- PROBLEM TO WORK ON
Take the lines from the top down to and including the one with "let y = d3.scaleLinear().domain([0, 100]).range([363, 41]);" and repeat them exactly. Omit images.

——

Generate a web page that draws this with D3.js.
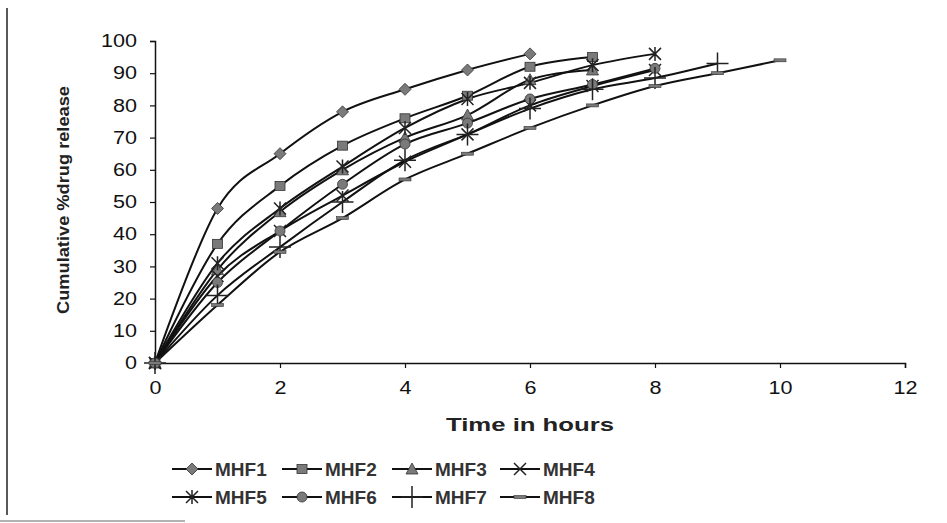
<!DOCTYPE html>
<html>
<head>
<meta charset="utf-8">
<script src="https://cdn.jsdelivr.net/npm/d3@7"></script>
<style>
  body { margin: 0; background: #fff; }
  svg { font-family: Arial, "Liberation Sans", sans-serif; }
</style>
</head>
<body>
<div id="vis"></div>
<script>
// values
let hours = [0, 1, 2, 3, 4, 5, 6, 7, 8, 9, 10];
let seriesNames = ["MHF1", "MHF2", "MHF3", "MHF4", "MHF5", "MHF6", "MHF7", "MHF8"];
let mhf1 = [0, 48, 65, 78, 85, 91, 96];
let mhf2 = [0, 37, 55, 67.5, 76, 83, 92, 95];
let mhf3 = [0, 29, 47, 60, 70, 77, 88, 91];
let mhf4 = [0, 27, 41, 52, 62.5, 71, 80, 86, 91];
let mhf5 = [0, 31, 48, 61, 73, 82, 87, 92.5, 96];
let mhf6 = [0, 25, 41, 55.5, 68, 74.5, 82, 86.5, 91.5];
let mhf7 = [0, 21, 36, 50, 63, 71, 79, 85, 88.5, 93];
let mhf8 = [0, 18, 34.5, 45, 57, 65, 73, 80, 86, 90, 94];
let xTicks = [0, 2, 4, 6, 8, 10, 12];
let yTicks = [0, 10, 20, 30, 40, 50, 60, 70, 80, 90, 100];

let allSeries = [mhf1, mhf2, mhf3, mhf4, mhf5, mhf6, mhf7, mhf8];
let markers = ["diamond", "square", "triangle", "x", "star", "circle", "cross", "dash"];

let w = 947, h = 523;
let svg = d3.select("#vis").append("svg")
  .attr("width", w)
  .attr("height", h);

// outer frame of the scanned figure
svg.append("line").attr("x1", 7).attr("y1", 8).attr("x2", 7).attr("y2", 515)
  .attr("stroke", "#222").attr("stroke-width", 1.5);
svg.append("line").attr("x1", 0).attr("y1", 521).attr("x2", 185).attr("y2", 521)
  .attr("stroke", "#999").attr("stroke-width", 1.5);

let x = d3.scaleLinear().domain([0, 12]).range([155, 905]);
let y = d3.scaleLinear().domain([0, 100]).range([363, 41]);

let xAxis = svg.append("g")
  .attr("transform", "translate(0,363)")
  .call(d3.axisBottom(x).tickValues(xTicks).tickSize(5).tickPadding(13));
let yAxis = svg.append("g")
  .attr("transform", "translate(155,0)")
  .call(d3.axisLeft(y).tickValues(yTicks).tickSize(5).tickPadding(13));

[xAxis, yAxis].forEach(function(a){
  a.select(".domain").attr("stroke", "#111").attr("stroke-width", 1.5);
  a.selectAll(".tick line").attr("stroke", "#111").attr("stroke-width", 1.2);
  a.selectAll(".tick text").attr("font-size", 18).attr("fill", "#111")
    .attr("font-family", "Arial, 'Liberation Sans', sans-serif")
    .attr("textLength", function(d){ return String(d).length * 12; })
    .attr("lengthAdjust", "spacingAndGlyphs");
});

svg.append("text")
  .attr("x", 530).attr("y", 431)
  .attr("text-anchor", "middle")
  .attr("font-size", 19).attr("font-weight", "bold").attr("fill", "#222")
  .attr("textLength", 168).attr("lengthAdjust", "spacingAndGlyphs")
  .text("Time in hours");

svg.append("text")
  .attr("transform", "translate(69,200) rotate(-90)")
  .attr("text-anchor", "middle")
  .attr("font-size", 16).attr("font-weight", "bold").attr("fill", "#222")
  .attr("textLength", 228).attr("lengthAdjust", "spacingAndGlyphs")
  .text("Cumulative %drug release");

let line = d3.line()
  .x(function(d, i){ return x(hours[i]); })
  .y(function(d){ return y(d); })
  .curve(d3.curveCardinal.tension(0));

function drawMarker(g, type, cx, cy) {
  let fill = "#7a7a7a", stroke = "#333";
  if (type == "diamond") {
    g.append("path").attr("d", `M${cx},${cy-6}L${cx+6},${cy}L${cx},${cy+6}L${cx-6},${cy}Z`)
      .attr("fill", fill).attr("stroke", stroke).attr("stroke-width", 0.8);
  } else if (type == "square") {
    g.append("rect").attr("x", cx - 5).attr("y", cy - 4.5).attr("width", 10).attr("height", 9)
      .attr("fill", fill).attr("stroke", stroke).attr("stroke-width", 0.8);
  } else if (type == "triangle") {
    g.append("path").attr("d", `M${cx},${cy-6}L${cx+6},${cy+5}L${cx-6},${cy+5}Z`)
      .attr("fill", fill).attr("stroke", stroke).attr("stroke-width", 0.8);
  } else if (type == "circle") {
    g.append("circle").attr("cx", cx).attr("cy", cy).attr("r", 5)
      .attr("fill", fill).attr("stroke", stroke).attr("stroke-width", 0.8);
  } else if (type == "x") {
    g.append("path").attr("d", `M${cx-6},${cy-6}L${cx+6},${cy+6}M${cx-6},${cy+6}L${cx+6},${cy-6}`)
      .attr("stroke", "#222").attr("stroke-width", 1.5);
  } else if (type == "star") {
    g.append("path").attr("d", `M${cx-6},${cy-6}L${cx+6},${cy+6}M${cx-6},${cy+6}L${cx+6},${cy-6}M${cx},${cy-7}L${cx},${cy+7}`)
      .attr("stroke", "#222").attr("stroke-width", 1.5);
  } else if (type == "cross") {
    g.append("path").attr("d", `M${cx-11},${cy}L${cx+11},${cy}M${cx},${cy-11}L${cx},${cy+11}`)
      .attr("stroke", "#222").attr("stroke-width", 1.5);
  } else if (type == "dash") {
    g.append("rect").attr("x", cx - 6).attr("y", cy - 1.5).attr("width", 12).attr("height", 3)
      .attr("fill", fill).attr("stroke", stroke).attr("stroke-width", 0.6);
  }
}

allSeries.forEach(function(s, k){
  svg.append("path")
    .attr("d", line(s))
    .attr("fill", "none")
    .attr("stroke", "#111")
    .attr("stroke-width", 2);
});
allSeries.forEach(function(s, k){
  let g = svg.append("g");
  s.forEach(function(v, i){
    drawMarker(g, markers[k], x(hours[i]), y(v));
  });
});

// legend
let legX = [172, 282, 392, 500];
let legY = [469, 497];
seriesNames.forEach(function(name, k){
  let lx = legX[k % 4], ly = legY[Math.floor(k / 4)];
  let g = svg.append("g");
  g.append("line").attr("x1", lx).attr("y1", ly).attr("x2", lx + 40).attr("y2", ly)
    .attr("stroke", "#111").attr("stroke-width", 2);
  drawMarker(g, markers[k], lx + 20, ly);
  g.append("text").attr("x", lx + 43).attr("y", ly + 7)
    .attr("font-size", 19).attr("font-weight", "bold").attr("fill", "#333")
    .text(name);
});
</script>
</body>
</html>
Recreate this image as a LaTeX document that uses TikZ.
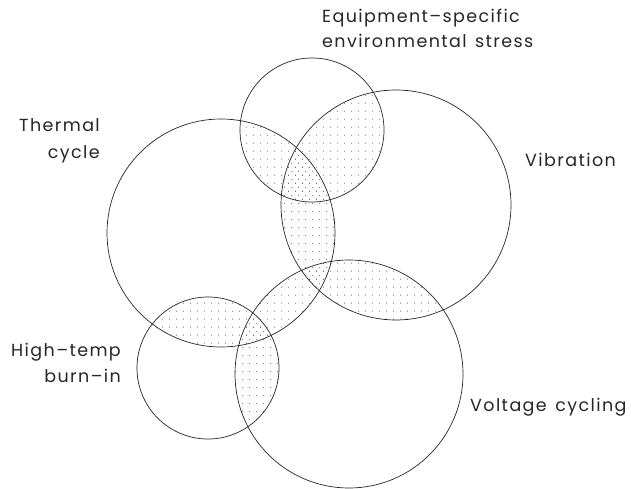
\documentclass[tikz,border=0pt]{standalone}
\usepackage{fontspec}
\setmainfont{Poppins}[LetterSpace=8,WordSpace=1.4]
\usepackage{tikz}
\usetikzlibrary{patterns}
% dot fills for the overlaps, two phases so triple overlaps look denser
\pgfdeclarepatternformonly{spotsA}{\pgfpoint{0pt}{0pt}}{\pgfpoint{7pt}{8pt}}{\pgfpoint{7pt}{8pt}}
  {\pgfpathcircle{\pgfpoint{1.75pt}{2pt}}{0.55pt}\pgfusepath{fill}}
\pgfdeclarepatternformonly{spotsB}{\pgfpoint{0pt}{0pt}}{\pgfpoint{7pt}{8pt}}{\pgfpoint{7pt}{8pt}}
  {\pgfpathcircle{\pgfpoint{5.25pt}{6pt}}{0.55pt}\pgfusepath{fill}}
\newcommand\EquipRing{(312,130) circle (72)}
\newcommand\ThermRing{(221,233) circle (114)}
\newcommand\VibRing{(396,205) circle (115)}
\newcommand\BurnRing{(208,368) circle (71)}
\newcommand\VoltRing{(349,374) circle (114)}
\tikzset{
  ring/.style={draw=black!85,line width=0.7pt},
  dotsA/.style={pattern=spotsA,pattern color=black!75},
  dotsB/.style={pattern=spotsB,pattern color=black!75},
  tag/.style={inner sep=0pt,font=\fontsize{17.5}{26}\selectfont,text=black!85}
}
\begin{document}
\begin{tikzpicture}[x=1pt,y=-1pt]
  \useasboundingbox (0,0) rectangle (631,489);
  % pairwise overlaps
  \begin{scope}\clip \EquipRing; \fill[dotsA] \ThermRing; \end{scope}
  \begin{scope}\clip \EquipRing; \fill[dotsA] \VibRing; \end{scope}
  \begin{scope}\clip \ThermRing; \fill[dotsB] \VibRing; \end{scope}
  \begin{scope}\clip \ThermRing; \fill[dotsA] \VoltRing; \end{scope}
  \begin{scope}\clip \VibRing; \fill[dotsA] \VoltRing; \end{scope}
  \begin{scope}\clip \BurnRing; \fill[dotsA] \ThermRing; \end{scope}
  \begin{scope}\clip \BurnRing; \fill[dotsB] \VoltRing; \end{scope}
  % the five sets
  \draw[ring] \EquipRing;
  \draw[ring] \ThermRing;
  \draw[ring] \VibRing;
  \draw[ring] \BurnRing;
  \draw[ring] \VoltRing;
  % labels
  \node[tag,anchor=north west,align=left,font=\fontsize{17.5}{25}\selectfont] (equip) at (322,9) {Equipment--specific\\environmental stress};
  \node[tag,anchor=north east,align=right,font=\fontsize{17.5}{27}\selectfont] (therm) at (100,118) {Thermal\\cycle};
  \node[tag,anchor=west] (vib) at (525,160) {Vibration};
  \node[tag,anchor=north east,align=right,font=\fontsize{17.5}{26}\selectfont] (burn) at (121,343) {High--temp\\burn--in};
  \node[tag,anchor=west] (volt) at (470,407) {Voltage cycling};
\end{tikzpicture}
\end{document}
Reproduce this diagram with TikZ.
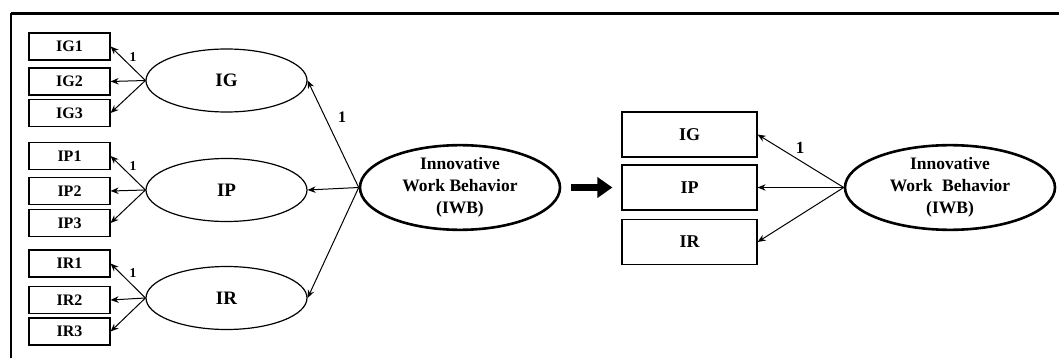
\documentclass[tikz,border=0pt]{standalone}
\usepackage{fontspec}
\setmainfont{Liberation Serif}
\usetikzlibrary{shapes.geometric,arrows.meta}

\begin{document}
\begin{tikzpicture}[x=1pt,y=-1pt,
  ind/.style={draw, line width=1.2pt, minimum width=81pt, minimum height=27pt,
    inner sep=0pt, font=\bfseries\fontsize{16}{18}\selectfont},
  dim/.style={draw, line width=1.2pt, minimum width=135pt, minimum height=45pt,
    inner sep=0pt, font=\bfseries\fontsize{18}{20}\selectfont},
  lat/.style={draw, ellipse, line width=1.2pt, minimum width=161pt, minimum height=63pt,
    inner sep=0pt, font=\bfseries\fontsize{19}{21}\selectfont},
  iwb/.style={draw, ellipse, line width=2.6pt, inner sep=0pt, align=center,
    font=\bfseries\fontsize{17.5}{22}\selectfont},
  load/.style={-{Stealth[length=8pt,width=6.5pt]}, line width=1pt},
  coef/.style={inner sep=0pt, font=\bfseries\fontsize{13.5}{15}\selectfont},
  coefbig/.style={inner sep=0pt, font=\bfseries\fontsize{16}{18}\selectfont},
  trans/.style={-{Triangle[length=15pt,width=20pt]}, line width=6.5pt}
]
\useasboundingbox (0,0) rectangle (1059,358);

% frame (top and left edges)
\draw[line width=2.7pt] (11,13.5) -- (1059,13.5);
\draw[line width=2.2pt] (11,13.5) -- (11,358);

% first-order measurement model: indicators
\node[ind] (ig1) at (69.5,46.5) {IG1};
\node[ind] (ig2) at (69.5,81.5) {IG2};
\node[ind] (ig3) at (69.5,113) {IG3};
\node[ind] (ip1) at (69.5,156) {IP1};
\node[ind] (ip2) at (69.5,191) {IP2};
\node[ind] (ip3) at (69.5,223) {IP3};
\node[ind] (ir1) at (69.5,263.5) {IR1};
\node[ind] (ir2) at (69.5,300) {IR2};
\node[ind] (ir3) at (69.5,331.5) {IR3};

% latent dimensions
\node[lat] (IG) at (226.5,80.5) {IG};
\node[lat] (IP) at (226.5,190) {IP};
\node[lat] (IR) at (226.5,298) {IR};

% second-order construct
\node[iwb, minimum width=200pt, minimum height=81pt] (IWB) at (460,187.5)
  {Innovative\\Work Behavior\\(IWB)};

% loadings of indicators
\draw[load] (IG.west) -- (ig1.east);
\draw[load] (IG.west) -- (ig2.east);
\draw[load] (IG.west) -- (ig3.east);
\draw[load] (IP.west) -- (ip1.east);
\draw[load] (IP.west) -- (ip2.east);
\draw[load] (IP.west) -- (ip3.east);
\draw[load] (IR.west) -- (ir1.east);
\draw[load] (IR.west) -- (ir2.east);
\draw[load] (IR.west) -- (ir3.east);
\node[coef] (c1) at (133,57) {1};
\node[coef] (c2) at (133,166) {1};
\node[coef] (c3) at (133,273) {1};

% loadings of dimensions
\draw[load] (IWB.west) -- (IG.east);
\draw[load] (IWB.west) -- (IP.east);
\draw[load] (IWB.west) -- (IR.east);
\node[coefbig] (c4) at (342,117) {1};

% reduced model
\node[dim] (dG) at (689.5,134.5) {IG};
\node[dim] (dP) at (689.5,187.5) {IP};
\node[dim] (dR) at (689.5,242) {IR};
\node[iwb, minimum width=210pt, minimum height=81pt] (IWB2) at (950,187.5)
  {Innovative\\Work\hspace{0.55em}Behavior\\(IWB)};
\draw[load] (IWB2.west) -- (dG.east);
\draw[load] (IWB2.west) -- (dP.east);
\draw[load] (IWB2.west) -- (dR.east);
\node[coefbig, font=\bfseries\fontsize{17}{19}\selectfont] (c5) at (800,148) {1};

% transition arrow
\coordinate (tfrom) at ([xshift=10pt]IWB.east);
\coordinate (tto) at ([xshift=-9pt]dP.west);
\draw[trans] (tfrom) -- (tto);
\end{tikzpicture}
\end{document}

——

- OUTPUT
Generate a web page that draws this with D3.js.
<!DOCTYPE html>
<html>
<head>
<meta charset="utf-8">
<script src="https://cdn.jsdelivr.net/npm/d3@7"></script>
<style>
  body { margin: 0; background: #fff; }
  svg { font-family: Arial, "Liberation Sans", sans-serif; }
</style>
</head>
<body>
<div id="vis"></div>
<script>
// values
let hours = [0, 1, 2, 3, 4, 5, 6, 7, 8, 9, 10];
let seriesNames = ["MHF1", "MHF2", "MHF3", "MHF4", "MHF5", "MHF6", "MHF7", "MHF8"];
let mhf1 = [0, 48, 65, 78, 85, 91, 96];
let mhf2 = [0, 37, 55, 67.5, 76, 83, 92, 95];
let mhf3 = [0, 29, 47, 60, 70, 77, 88, 91];
let mhf4 = [0, 27, 41, 52, 62.5, 71, 80, 86, 91];
let mhf5 = [0, 31, 48, 61, 73, 82, 87, 92.5, 96];
let mhf6 = [0, 25, 41, 55.5, 68, 74.5, 82, 86.5, 91.5];
let mhf7 = [0, 21, 36, 50, 63, 71, 79, 85, 88.5, 93];
let mhf8 = [0, 18, 34.5, 45, 57, 65, 73, 80, 86, 90, 94];
let xTicks = [0, 2, 4, 6, 8, 10, 12];
let yTicks = [0, 10, 20, 30, 40, 50, 60, 70, 80, 90, 100];

let allSeries = [mhf1, mhf2, mhf3, mhf4, mhf5, mhf6, mhf7, mhf8];
let markers = ["diamond", "square", "triangle", "x", "star", "circle", "cross", "dash"];

let w = 947, h = 523;
let svg = d3.select("#vis").append("svg")
  .attr("width", w)
  .attr("height", h);

// outer frame of the scanned figure
svg.append("line").attr("x1", 7).attr("y1", 8).attr("x2", 7).attr("y2", 515)
  .attr("stroke", "#222").attr("stroke-width", 1.5);
svg.append("line").attr("x1", 0).attr("y1", 521).attr("x2", 185).attr("y2", 521)
  .attr("stroke", "#999").attr("stroke-width", 1.5);

let x = d3.scaleLinear().domain([0, 12]).range([155, 905]);
let y = d3.scaleLinear().domain([0, 100]).range([363, 41]);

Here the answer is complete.